The method chosen to ensure an effective hook up is completely dependent upon the hook pattern chosen by the angler. If fishing with octopus or suicide patterns be sure to set your drag so that there is ample tension on the line. This method will ensure when the fish runs with your bait the pull of the drag will help set the hook. Using these type of hooks usually requires the angler to intervene and strike the fish to ensure the hooks are firmly set.

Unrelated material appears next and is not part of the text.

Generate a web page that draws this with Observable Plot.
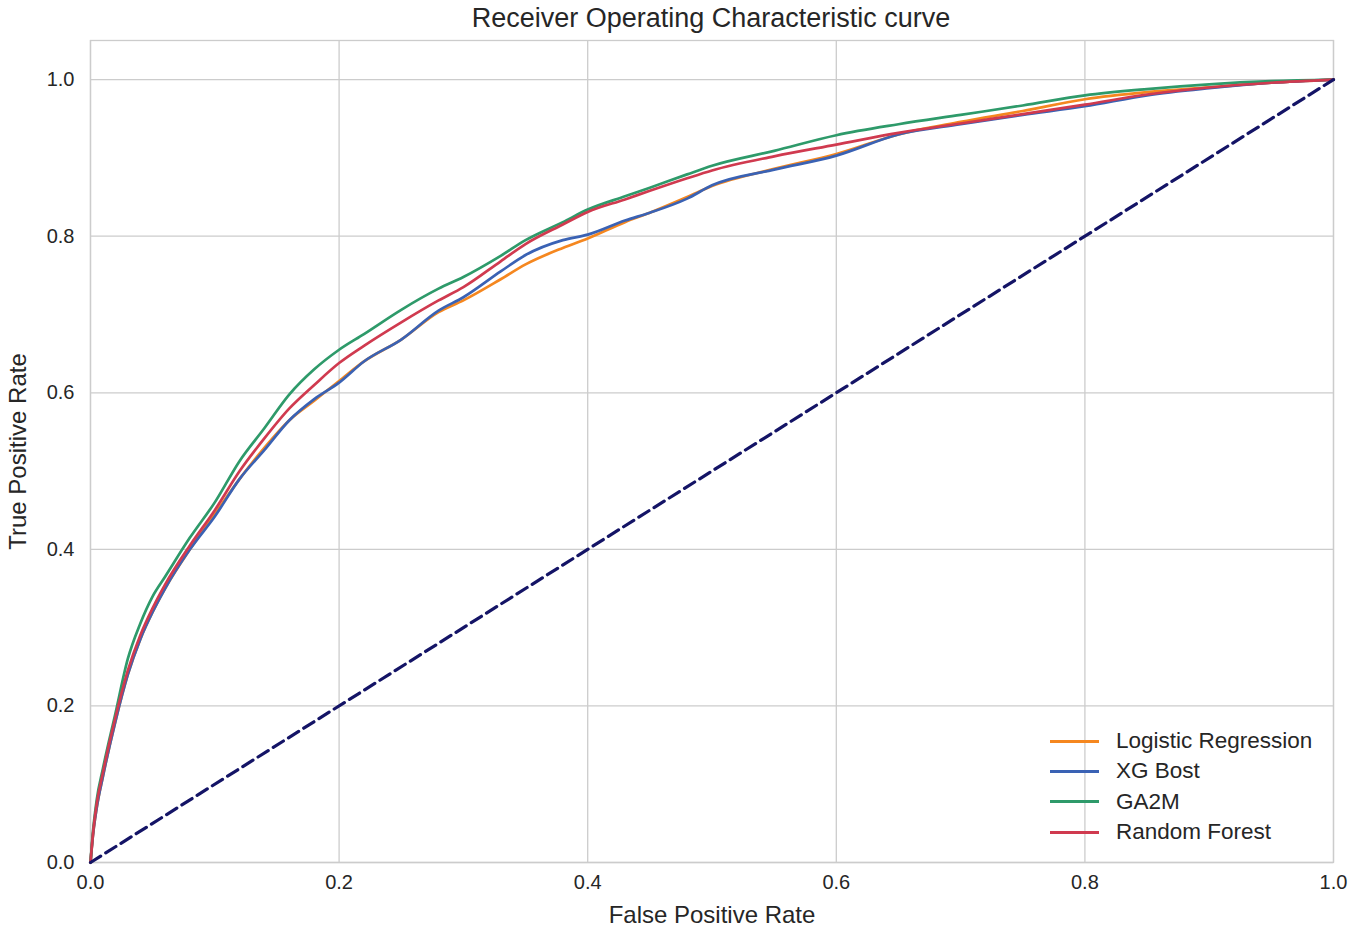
<!DOCTYPE html>
<html>
<head>
<meta charset="utf-8">
<script src="https://cdn.jsdelivr.net/npm/d3@7"></script>
<script src="https://cdn.jsdelivr.net/npm/@observablehq/plot@0.6"></script>
<style>
  html, body { margin: 0; padding: 0; background: #fff; }
  body { width: 1358px; height: 931px; position: relative; overflow: hidden; font-family: "Liberation Sans", Arial, sans-serif; }
  #title { position: absolute; left: 0; top: 3px; width: 1422px; text-align: center; font-size: 27px; color: #262626; line-height: 30px; }
  #chart { position: absolute; left: 0; top: 39px; }
  #legend { position: absolute; left: 1050px; top: 726px; font-size: 22.5px; color: #262626; }
  .row { height: 30.3px; display: flex; align-items: center; }
  .sw { width: 49px; height: 3px; margin-right: 17px; }
</style>
</head>
<body>
<div id="title">Receiver Operating Characteristic curve</div>
<div id="chart"></div>
<div id="legend"></div>
<script>
// ---- data ----
const fpr = [0, 0.002, 0.005, 0.01, 0.02, 0.03, 0.04, 0.05, 0.06, 0.08, 0.1, 0.12, 0.14, 0.16, 0.18, 0.2, 0.22, 0.25, 0.28, 0.3, 0.33, 0.35, 0.38, 0.4, 0.43, 0.45, 0.48, 0.5, 0.55, 0.6, 0.65, 0.7, 0.75, 0.8, 0.85, 0.9, 0.95, 1.0];

const tprLogistic = [0, 0.035, 0.07, 0.11, 0.18, 0.24, 0.285, 0.32, 0.35, 0.4, 0.445, 0.49, 0.53, 0.565, 0.59, 0.615, 0.64, 0.668, 0.703, 0.718, 0.745, 0.764, 0.785, 0.797, 0.818, 0.83, 0.85, 0.864, 0.886, 0.905, 0.93, 0.946, 0.96, 0.975, 0.984, 0.99, 0.996, 1.0];
const tprXGB = [0, 0.035, 0.07, 0.11, 0.18, 0.24, 0.285, 0.32, 0.35, 0.4, 0.442, 0.49, 0.527, 0.565, 0.592, 0.613, 0.64, 0.668, 0.705, 0.722, 0.755, 0.776, 0.795, 0.802, 0.82, 0.83, 0.848, 0.865, 0.885, 0.903, 0.93, 0.943, 0.955, 0.966, 0.98, 0.989, 0.996, 1.0];
const tprGA2M = [0, 0.04, 0.08, 0.12, 0.19, 0.26, 0.305, 0.34, 0.365, 0.415, 0.46, 0.513, 0.555, 0.598, 0.63, 0.655, 0.675, 0.706, 0.733, 0.748, 0.775, 0.795, 0.818, 0.834, 0.851, 0.862, 0.879, 0.89, 0.909, 0.929, 0.943, 0.955, 0.967, 0.98, 0.988, 0.994, 0.998, 1.0];
const tprRF = [0, 0.037, 0.075, 0.115, 0.185, 0.245, 0.29, 0.325, 0.355, 0.405, 0.45, 0.5, 0.542, 0.58, 0.61, 0.638, 0.66, 0.69, 0.718, 0.735, 0.768, 0.79, 0.815, 0.831, 0.847, 0.858, 0.874, 0.884, 0.902, 0.917, 0.932, 0.944, 0.956, 0.968, 0.981, 0.99, 0.996, 1.0];

const models = ["Logistic Regression", "XG Bost", "GA2M", "Random Forest"];
const modelColors = ["#f5871f", "#3a62b4", "#2e9a6a", "#d03a4f"];
const tprSeries = [tprLogistic, tprXGB, tprGA2M, tprRF];

const chanceX = [0, 1];
const chanceY = [0, 1];

const xTicks = [0, 0.2, 0.4, 0.6, 0.8, 1.0];
const yTicks = [0, 0.2, 0.4, 0.6, 0.8, 1.0];

const xLabel = "False Positive Rate";
const yLabel = "True Positive Rate";

// ---- build table ----
const rows = [];
models.forEach((m, i) => fpr.forEach((f, j) => rows.push({model: m, fpr: f, tpr: tprSeries[i][j]})));
const chance = chanceX.map((x, i) => ({x, y: chanceY[i]}));

const chart = Plot.plot({
  width: 1358,
  height: 892,
  marginTop: 1,
  marginBottom: 69,
  marginLeft: 90,
  marginRight: 25,
  style: {fontFamily: "'Liberation Sans', Arial, sans-serif", fontSize: "20px", color: "#262626", background: "#fff"},
  x: {domain: [0, 1]},
  y: {domain: [0, 1.05]},
  color: {domain: models, range: modelColors},
  marks: [
    Plot.gridX(xTicks, {stroke: "#cccccc", strokeOpacity: 1, strokeWidth: 1.3}),
    Plot.gridY(yTicks, {stroke: "#cccccc", strokeOpacity: 1, strokeWidth: 1.3}),
    Plot.frame({stroke: "#cccccc", strokeWidth: 1.3}),
    Plot.axisX(xTicks, {tickSize: 0, tickPadding: 12, tickFormat: d3.format(".1f"), label: null, fontSize: 20}),
    Plot.axisY(yTicks, {tickSize: 0, tickPadding: 16, tickFormat: d3.format(".1f"), label: null, fontSize: 20}),
    Plot.text([xLabel], {text: d => d, frameAnchor: "bottom", textAnchor: "middle", lineAnchor: "middle", dy: 53, fontSize: 24, fill: "#262626"}),
    Plot.text([yLabel], {text: d => d, frameAnchor: "left", textAnchor: "middle", dx: -72, rotate: -90, fontSize: 24, fill: "#262626"}),
    Plot.line(rows, {x: "fpr", y: "tpr", z: "model", stroke: "model", strokeWidth: 2.7, curve: "monotone-x"}),
    Plot.line(chance, {x: "x", y: "y", stroke: "#141466", strokeWidth: 3.2, strokeDasharray: "12,6"})
  ]
});
document.getElementById("chart").appendChild(chart);

// legend
const leg = document.getElementById("legend");
models.forEach((m, i) => {
  const r = document.createElement("div");
  r.className = "row";
  const s = document.createElement("div");
  s.className = "sw";
  s.style.background = modelColors[i];
  const t = document.createElement("span");
  t.textContent = m;
  r.appendChild(s); r.appendChild(t);
  leg.appendChild(r);
});
</script>
</body>
</html>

If using circle hooks, sit back and relax as the hooks will do all the work for you. They are designed to hook the fish without any action from the angler. This is great when fishing multiple rods.
Landbased Snapper Fishing
There are plenty of shore based spots right around Australia. This includes rock ledges, jetties, man-made break walls. Some of these spots are casting distance to snapper feeding grounds, such as rubbly bottom, shallow reef, mudflats, weed beds, channels and gutters. As snapper can be rather shy, and will refrain from showing themselves during the day, especially in the shallower waters close to shore. Based on that particular behaviour of the snapper species most land based angling takes place at night time, or dusk and dawn. The best time during the night hours is purely based on the tides. The exception to the rule here is a good overcast day. Also the prevailing wind creating rough seas is also a big factor to getting a good hook up during the day. Most land-based anglers opt for the running sinker rig, with a leader about 40-50cm, and the use of suicide hooks between 3/0-6/0. The rod used is really a matter of choice and dependent upon the area you are fishing. For example most land based guys use a fairly long rod with a large 6000 reel when they are fishing in the deep shipping channels. This type of set-up gives the angler a very good casting distance, so they are able to get out to the edge of the channel. Whatever you do chose, just ensure that it is well balanced.